For the purposes of this discussion, John McCarthy was right to suggest in (1979) that
thermostatic control processes are examples of primitive mental processes, implemented
in physical or chemical processes.
The information-processing requirements became ever more demanding as control problems
became more complex, e.g. going beyond switching something on or off, to increasing or
decreasing something (speed, angle, a gap between claws), then to modifying the rate of
increase or decrease (i.e. acceleration or deceleration), then perhaps moving from scalar
changes to structural changes (e.g. changing relationships between parts of grippers and
parts of objects gripped), possibly requiring more parallel control functions (biting
while chasing, climbing while holding a baby) ... .
Different sorts of factors contributed to increasing complexity of information-processing
mechanisms: including both previous evolutionary changes in the organisms themselves as
well as changes in their physical environments and changes in the information-processing
sophistication of their prey, predators and conspecifics. The resulting changes included
new forms of perception, formation of new long-term re-usable information structures,
performing more complex derivations, solving more complex planning problems, forming more
complex plans, using more sophisticated forms of representation, controlling more complex
processes, etc.,
So, changing mathematical properties of niches or task demands, led to changing
mathematical properties of information processing mechanisms and the behaviours they
produced.
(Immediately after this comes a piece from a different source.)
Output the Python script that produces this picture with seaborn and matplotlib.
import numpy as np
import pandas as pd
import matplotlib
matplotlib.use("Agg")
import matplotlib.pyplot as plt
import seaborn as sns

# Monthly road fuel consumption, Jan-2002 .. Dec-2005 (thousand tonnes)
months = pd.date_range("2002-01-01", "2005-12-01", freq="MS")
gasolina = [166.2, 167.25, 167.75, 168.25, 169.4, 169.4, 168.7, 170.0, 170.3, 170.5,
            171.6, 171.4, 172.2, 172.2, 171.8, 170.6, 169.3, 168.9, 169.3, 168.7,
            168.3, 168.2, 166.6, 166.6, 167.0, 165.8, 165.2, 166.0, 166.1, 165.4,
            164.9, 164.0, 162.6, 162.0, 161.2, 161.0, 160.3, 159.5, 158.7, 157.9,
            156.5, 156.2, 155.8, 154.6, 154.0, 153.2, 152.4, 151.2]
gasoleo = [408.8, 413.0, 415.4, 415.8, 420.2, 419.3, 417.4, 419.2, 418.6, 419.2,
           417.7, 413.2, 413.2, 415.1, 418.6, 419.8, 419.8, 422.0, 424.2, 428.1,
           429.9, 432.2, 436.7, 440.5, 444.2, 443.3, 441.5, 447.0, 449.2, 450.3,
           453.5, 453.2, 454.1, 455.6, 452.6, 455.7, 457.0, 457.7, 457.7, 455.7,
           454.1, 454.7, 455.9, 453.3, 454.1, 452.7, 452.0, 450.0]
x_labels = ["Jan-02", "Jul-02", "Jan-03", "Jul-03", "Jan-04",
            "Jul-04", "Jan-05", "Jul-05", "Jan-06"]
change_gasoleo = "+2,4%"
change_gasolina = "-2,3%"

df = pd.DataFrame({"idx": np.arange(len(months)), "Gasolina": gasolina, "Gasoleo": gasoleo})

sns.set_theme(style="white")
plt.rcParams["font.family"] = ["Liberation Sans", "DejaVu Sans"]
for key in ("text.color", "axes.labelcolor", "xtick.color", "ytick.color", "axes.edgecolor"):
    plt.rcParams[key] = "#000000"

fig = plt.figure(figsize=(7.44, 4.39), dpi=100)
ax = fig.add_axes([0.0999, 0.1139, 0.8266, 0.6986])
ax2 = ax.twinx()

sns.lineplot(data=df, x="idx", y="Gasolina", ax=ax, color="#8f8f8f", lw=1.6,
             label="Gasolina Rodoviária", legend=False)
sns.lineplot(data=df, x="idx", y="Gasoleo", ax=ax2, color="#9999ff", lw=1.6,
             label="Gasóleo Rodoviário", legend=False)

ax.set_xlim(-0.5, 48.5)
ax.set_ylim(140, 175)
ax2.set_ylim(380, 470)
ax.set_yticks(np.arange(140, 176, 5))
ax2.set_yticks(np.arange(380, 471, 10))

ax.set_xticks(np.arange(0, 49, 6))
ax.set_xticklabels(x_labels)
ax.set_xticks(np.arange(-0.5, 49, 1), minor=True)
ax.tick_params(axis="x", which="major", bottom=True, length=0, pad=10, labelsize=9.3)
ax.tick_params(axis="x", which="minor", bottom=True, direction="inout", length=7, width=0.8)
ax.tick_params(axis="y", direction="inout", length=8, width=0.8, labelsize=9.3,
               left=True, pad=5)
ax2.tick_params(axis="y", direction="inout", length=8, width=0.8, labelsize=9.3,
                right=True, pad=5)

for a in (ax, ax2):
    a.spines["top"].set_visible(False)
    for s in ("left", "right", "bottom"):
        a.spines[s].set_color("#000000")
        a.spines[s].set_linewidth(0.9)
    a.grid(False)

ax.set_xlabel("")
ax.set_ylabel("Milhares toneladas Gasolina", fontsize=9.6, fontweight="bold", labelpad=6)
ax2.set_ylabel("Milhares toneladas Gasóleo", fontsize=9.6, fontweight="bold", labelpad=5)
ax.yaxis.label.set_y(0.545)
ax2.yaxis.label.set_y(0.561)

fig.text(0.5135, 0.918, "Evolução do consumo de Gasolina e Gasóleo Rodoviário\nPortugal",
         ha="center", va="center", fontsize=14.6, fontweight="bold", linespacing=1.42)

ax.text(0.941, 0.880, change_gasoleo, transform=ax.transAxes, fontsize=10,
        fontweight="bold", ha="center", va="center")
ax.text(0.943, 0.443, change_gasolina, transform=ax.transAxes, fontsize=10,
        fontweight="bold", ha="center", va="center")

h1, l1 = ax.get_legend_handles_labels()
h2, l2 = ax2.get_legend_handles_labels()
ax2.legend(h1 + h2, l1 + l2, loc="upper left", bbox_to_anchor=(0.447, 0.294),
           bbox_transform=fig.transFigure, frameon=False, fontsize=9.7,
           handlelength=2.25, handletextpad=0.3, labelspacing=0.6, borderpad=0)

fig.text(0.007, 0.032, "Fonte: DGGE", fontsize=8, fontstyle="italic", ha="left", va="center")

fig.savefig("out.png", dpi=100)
Many more examples were investigated in relation to child development by Piaget,
including examples in his last two books, on Possibility and Necessity, closely related to
our topic -- partially reviewed here.
The success of this process depended in part on the possibility of separating the enormous
variety of matters to be dealt with into relatively self-contained domains that could be
mastered separately, a divide-and conquer learning strategy that made major achievements
tractable. (The different "gaits" used by four-legged mammals for locomotion at different
speeds and in different circumstances seem to be an example of this point.)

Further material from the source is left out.